◆ WHAT TO DO
Quote the records in full and leave their pictures out.

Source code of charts
━━━━

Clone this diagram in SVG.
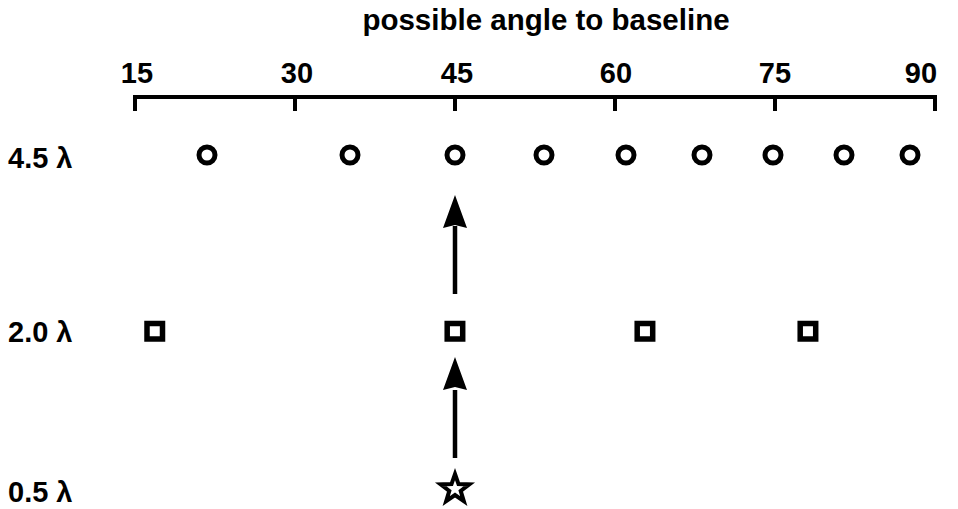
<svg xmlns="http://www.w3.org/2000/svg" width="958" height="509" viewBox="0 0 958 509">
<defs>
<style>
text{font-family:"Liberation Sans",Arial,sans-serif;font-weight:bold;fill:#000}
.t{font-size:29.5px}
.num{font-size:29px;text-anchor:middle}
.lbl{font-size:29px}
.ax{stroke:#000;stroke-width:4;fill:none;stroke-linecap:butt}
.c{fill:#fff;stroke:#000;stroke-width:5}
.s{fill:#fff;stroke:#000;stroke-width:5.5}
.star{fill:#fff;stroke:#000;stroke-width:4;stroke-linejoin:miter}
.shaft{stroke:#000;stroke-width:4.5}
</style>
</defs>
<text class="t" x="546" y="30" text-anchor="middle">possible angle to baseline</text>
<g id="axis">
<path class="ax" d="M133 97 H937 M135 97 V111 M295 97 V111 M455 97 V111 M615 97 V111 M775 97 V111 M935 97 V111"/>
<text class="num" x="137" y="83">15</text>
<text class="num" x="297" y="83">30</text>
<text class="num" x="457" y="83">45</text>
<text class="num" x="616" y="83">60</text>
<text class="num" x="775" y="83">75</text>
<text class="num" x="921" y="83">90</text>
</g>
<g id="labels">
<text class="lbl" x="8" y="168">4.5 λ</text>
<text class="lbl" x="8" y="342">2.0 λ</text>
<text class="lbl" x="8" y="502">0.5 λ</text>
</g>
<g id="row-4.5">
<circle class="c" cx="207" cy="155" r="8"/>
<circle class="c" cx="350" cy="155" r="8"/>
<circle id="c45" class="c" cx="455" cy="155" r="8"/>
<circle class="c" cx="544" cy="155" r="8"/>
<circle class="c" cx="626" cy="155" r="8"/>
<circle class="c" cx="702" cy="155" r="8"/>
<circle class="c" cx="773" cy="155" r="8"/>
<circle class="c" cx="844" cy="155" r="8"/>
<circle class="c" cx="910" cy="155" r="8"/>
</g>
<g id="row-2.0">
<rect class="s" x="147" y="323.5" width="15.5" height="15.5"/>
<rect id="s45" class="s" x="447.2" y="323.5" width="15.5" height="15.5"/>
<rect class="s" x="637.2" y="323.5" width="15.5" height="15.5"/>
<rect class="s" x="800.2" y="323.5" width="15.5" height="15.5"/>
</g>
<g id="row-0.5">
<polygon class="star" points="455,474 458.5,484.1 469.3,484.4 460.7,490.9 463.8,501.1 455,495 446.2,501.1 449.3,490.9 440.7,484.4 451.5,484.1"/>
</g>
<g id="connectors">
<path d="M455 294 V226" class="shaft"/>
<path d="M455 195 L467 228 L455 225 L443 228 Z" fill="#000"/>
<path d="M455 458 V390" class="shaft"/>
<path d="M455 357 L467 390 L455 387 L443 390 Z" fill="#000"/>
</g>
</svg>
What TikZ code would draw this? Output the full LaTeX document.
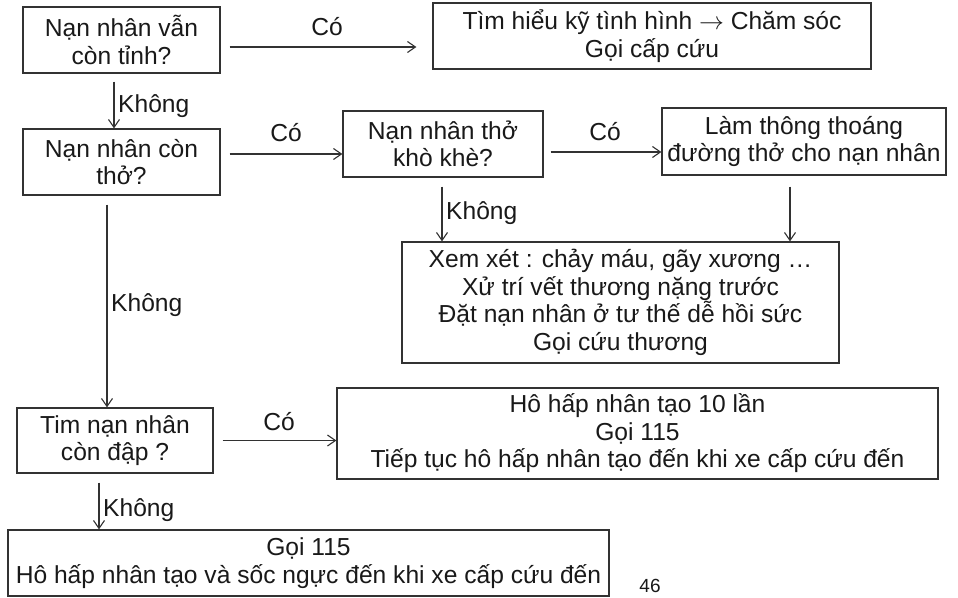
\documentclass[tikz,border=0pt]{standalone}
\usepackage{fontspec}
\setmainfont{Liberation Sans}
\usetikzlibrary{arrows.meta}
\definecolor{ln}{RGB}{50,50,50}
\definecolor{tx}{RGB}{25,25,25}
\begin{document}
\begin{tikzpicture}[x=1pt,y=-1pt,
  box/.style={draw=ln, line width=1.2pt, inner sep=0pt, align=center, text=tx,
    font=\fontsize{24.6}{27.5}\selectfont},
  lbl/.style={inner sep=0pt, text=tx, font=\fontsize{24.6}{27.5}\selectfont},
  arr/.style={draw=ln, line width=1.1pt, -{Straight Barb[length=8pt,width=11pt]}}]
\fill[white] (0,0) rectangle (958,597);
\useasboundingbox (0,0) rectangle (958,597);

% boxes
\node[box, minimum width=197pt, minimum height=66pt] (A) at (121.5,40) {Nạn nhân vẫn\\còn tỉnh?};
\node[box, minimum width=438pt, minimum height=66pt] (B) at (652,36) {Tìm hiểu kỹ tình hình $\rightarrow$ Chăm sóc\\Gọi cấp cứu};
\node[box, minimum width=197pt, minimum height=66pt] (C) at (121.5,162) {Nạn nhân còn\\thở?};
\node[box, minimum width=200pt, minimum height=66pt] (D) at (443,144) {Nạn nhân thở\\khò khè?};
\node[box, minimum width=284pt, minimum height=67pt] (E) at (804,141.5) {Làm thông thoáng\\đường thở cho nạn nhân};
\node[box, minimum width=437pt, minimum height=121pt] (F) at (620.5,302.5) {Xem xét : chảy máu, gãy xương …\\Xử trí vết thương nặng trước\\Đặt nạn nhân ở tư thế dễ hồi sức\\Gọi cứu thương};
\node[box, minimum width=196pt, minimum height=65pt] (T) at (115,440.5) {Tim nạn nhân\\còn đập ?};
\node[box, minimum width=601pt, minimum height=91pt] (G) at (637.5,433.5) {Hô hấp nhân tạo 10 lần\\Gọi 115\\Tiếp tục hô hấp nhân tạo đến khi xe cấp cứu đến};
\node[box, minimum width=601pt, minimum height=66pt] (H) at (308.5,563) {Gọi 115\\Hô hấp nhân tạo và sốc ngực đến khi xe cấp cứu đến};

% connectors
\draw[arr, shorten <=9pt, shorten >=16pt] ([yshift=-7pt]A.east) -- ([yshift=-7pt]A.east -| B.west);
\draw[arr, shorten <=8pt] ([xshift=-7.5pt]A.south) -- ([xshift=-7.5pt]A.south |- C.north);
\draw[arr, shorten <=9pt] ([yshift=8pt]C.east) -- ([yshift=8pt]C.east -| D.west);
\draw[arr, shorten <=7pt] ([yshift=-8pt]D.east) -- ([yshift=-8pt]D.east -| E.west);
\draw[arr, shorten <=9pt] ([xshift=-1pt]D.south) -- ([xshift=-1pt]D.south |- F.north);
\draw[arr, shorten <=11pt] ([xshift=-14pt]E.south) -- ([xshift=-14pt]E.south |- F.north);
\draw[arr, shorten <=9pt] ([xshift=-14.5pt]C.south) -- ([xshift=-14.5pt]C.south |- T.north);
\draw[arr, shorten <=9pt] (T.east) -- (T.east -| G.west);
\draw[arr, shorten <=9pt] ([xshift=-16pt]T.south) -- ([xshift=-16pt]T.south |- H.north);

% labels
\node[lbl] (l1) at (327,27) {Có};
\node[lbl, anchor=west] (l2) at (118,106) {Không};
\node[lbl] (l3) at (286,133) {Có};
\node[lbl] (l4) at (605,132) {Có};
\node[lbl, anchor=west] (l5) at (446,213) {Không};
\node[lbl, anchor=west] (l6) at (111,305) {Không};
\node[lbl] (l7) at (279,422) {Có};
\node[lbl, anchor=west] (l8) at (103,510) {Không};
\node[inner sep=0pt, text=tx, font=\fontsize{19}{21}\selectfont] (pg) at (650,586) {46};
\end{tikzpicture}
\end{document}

━━━━

◆ OUTPUT BELOW
Clone this diagram in SVG.
<svg xmlns="http://www.w3.org/2000/svg" width="958" height="509" viewBox="0 0 958 509">
<defs>
<style>
text{font-family:"Liberation Sans",Arial,sans-serif;font-weight:bold;fill:#000}
.t{font-size:29.5px}
.num{font-size:29px;text-anchor:middle}
.lbl{font-size:29px}
.ax{stroke:#000;stroke-width:4;fill:none;stroke-linecap:butt}
.c{fill:#fff;stroke:#000;stroke-width:5}
.s{fill:#fff;stroke:#000;stroke-width:5.5}
.star{fill:#fff;stroke:#000;stroke-width:4;stroke-linejoin:miter}
.shaft{stroke:#000;stroke-width:4.5}
</style>
</defs>
<text class="t" x="546" y="30" text-anchor="middle">possible angle to baseline</text>
<g id="axis">
<path class="ax" d="M133 97 H937 M135 97 V111 M295 97 V111 M455 97 V111 M615 97 V111 M775 97 V111 M935 97 V111"/>
<text class="num" x="137" y="83">15</text>
<text class="num" x="297" y="83">30</text>
<text class="num" x="457" y="83">45</text>
<text class="num" x="616" y="83">60</text>
<text class="num" x="775" y="83">75</text>
<text class="num" x="921" y="83">90</text>
</g>
<g id="labels">
<text class="lbl" x="8" y="168">4.5 λ</text>
<text class="lbl" x="8" y="342">2.0 λ</text>
<text class="lbl" x="8" y="502">0.5 λ</text>
</g>
<g id="row-4.5">
<circle class="c" cx="207" cy="155" r="8"/>
<circle class="c" cx="350" cy="155" r="8"/>
<circle id="c45" class="c" cx="455" cy="155" r="8"/>
<circle class="c" cx="544" cy="155" r="8"/>
<circle class="c" cx="626" cy="155" r="8"/>
<circle class="c" cx="702" cy="155" r="8"/>
<circle class="c" cx="773" cy="155" r="8"/>
<circle class="c" cx="844" cy="155" r="8"/>
<circle class="c" cx="910" cy="155" r="8"/>
</g>
<g id="row-2.0">
<rect class="s" x="147" y="323.5" width="15.5" height="15.5"/>
<rect id="s45" class="s" x="447.2" y="323.5" width="15.5" height="15.5"/>
<rect class="s" x="637.2" y="323.5" width="15.5" height="15.5"/>
<rect class="s" x="800.2" y="323.5" width="15.5" height="15.5"/>
</g>
<g id="row-0.5">
<polygon class="star" points="455,474 458.5,484.1 469.3,484.4 460.7,490.9 463.8,501.1 455,495 446.2,501.1 449.3,490.9 440.7,484.4 451.5,484.1"/>
</g>
<g id="connectors">
<path d="M455 294 V226" class="shaft"/>
<path d="M455 195 L467 228 L455 225 L443 228 Z" fill="#000"/>
<path d="M455 458 V390" class="shaft"/>
<path d="M455 357 L467 390 L455 387 L443 390 Z" fill="#000"/>
</g>
</svg>
What TikZ code would draw this? Output the full LaTeX document.
\documentclass[tikz,border=0pt]{standalone}
\usepackage{fontspec}
\setmainfont{Liberation Sans}
\usetikzlibrary{arrows.meta}
\definecolor{ln}{RGB}{50,50,50}
\definecolor{tx}{RGB}{25,25,25}
\begin{document}
\begin{tikzpicture}[x=1pt,y=-1pt,
  box/.style={draw=ln, line width=1.2pt, inner sep=0pt, align=center, text=tx,
    font=\fontsize{24.6}{27.5}\selectfont},
  lbl/.style={inner sep=0pt, text=tx, font=\fontsize{24.6}{27.5}\selectfont},
  arr/.style={draw=ln, line width=1.1pt, -{Straight Barb[length=8pt,width=11pt]}}]
\fill[white] (0,0) rectangle (958,597);
\useasboundingbox (0,0) rectangle (958,597);

% boxes
\node[box, minimum width=197pt, minimum height=66pt] (A) at (121.5,40) {Nạn nhân vẫn\\còn tỉnh?};
\node[box, minimum width=438pt, minimum height=66pt] (B) at (652,36) {Tìm hiểu kỹ tình hình $\rightarrow$ Chăm sóc\\Gọi cấp cứu};
\node[box, minimum width=197pt, minimum height=66pt] (C) at (121.5,162) {Nạn nhân còn\\thở?};
\node[box, minimum width=200pt, minimum height=66pt] (D) at (443,144) {Nạn nhân thở\\khò khè?};
\node[box, minimum width=284pt, minimum height=67pt] (E) at (804,141.5) {Làm thông thoáng\\đường thở cho nạn nhân};
\node[box, minimum width=437pt, minimum height=121pt] (F) at (620.5,302.5) {Xem xét : chảy máu, gãy xương …\\Xử trí vết thương nặng trước\\Đặt nạn nhân ở tư thế dễ hồi sức\\Gọi cứu thương};
\node[box, minimum width=196pt, minimum height=65pt] (T) at (115,440.5) {Tim nạn nhân\\còn đập ?};
\node[box, minimum width=601pt, minimum height=91pt] (G) at (637.5,433.5) {Hô hấp nhân tạo 10 lần\\Gọi 115\\Tiếp tục hô hấp nhân tạo đến khi xe cấp cứu đến};
\node[box, minimum width=601pt, minimum height=66pt] (H) at (308.5,563) {Gọi 115\\Hô hấp nhân tạo và sốc ngực đến khi xe cấp cứu đến};

% connectors
\draw[arr, shorten <=9pt, shorten >=16pt] ([yshift=-7pt]A.east) -- ([yshift=-7pt]A.east -| B.west);
\draw[arr, shorten <=8pt] ([xshift=-7.5pt]A.south) -- ([xshift=-7.5pt]A.south |- C.north);
\draw[arr, shorten <=9pt] ([yshift=8pt]C.east) -- ([yshift=8pt]C.east -| D.west);
\draw[arr, shorten <=7pt] ([yshift=-8pt]D.east) -- ([yshift=-8pt]D.east -| E.west);
\draw[arr, shorten <=9pt] ([xshift=-1pt]D.south) -- ([xshift=-1pt]D.south |- F.north);
\draw[arr, shorten <=11pt] ([xshift=-14pt]E.south) -- ([xshift=-14pt]E.south |- F.north);
\draw[arr, shorten <=9pt] ([xshift=-14.5pt]C.south) -- ([xshift=-14.5pt]C.south |- T.north);
\draw[arr, shorten <=9pt] (T.east) -- (T.east -| G.west);
\draw[arr, shorten <=9pt] ([xshift=-16pt]T.south) -- ([xshift=-16pt]T.south |- H.north);

% labels
\node[lbl] (l1) at (327,27) {Có};
\node[lbl, anchor=west] (l2) at (118,106) {Không};
\node[lbl] (l3) at (286,133) {Có};
\node[lbl] (l4) at (605,132) {Có};
\node[lbl, anchor=west] (l5) at (446,213) {Không};
\node[lbl, anchor=west] (l6) at (111,305) {Không};
\node[lbl] (l7) at (279,422) {Có};
\node[lbl, anchor=west] (l8) at (103,510) {Không};
\node[inner sep=0pt, text=tx, font=\fontsize{19}{21}\selectfont] (pg) at (650,586) {46};
\end{tikzpicture}
\end{document}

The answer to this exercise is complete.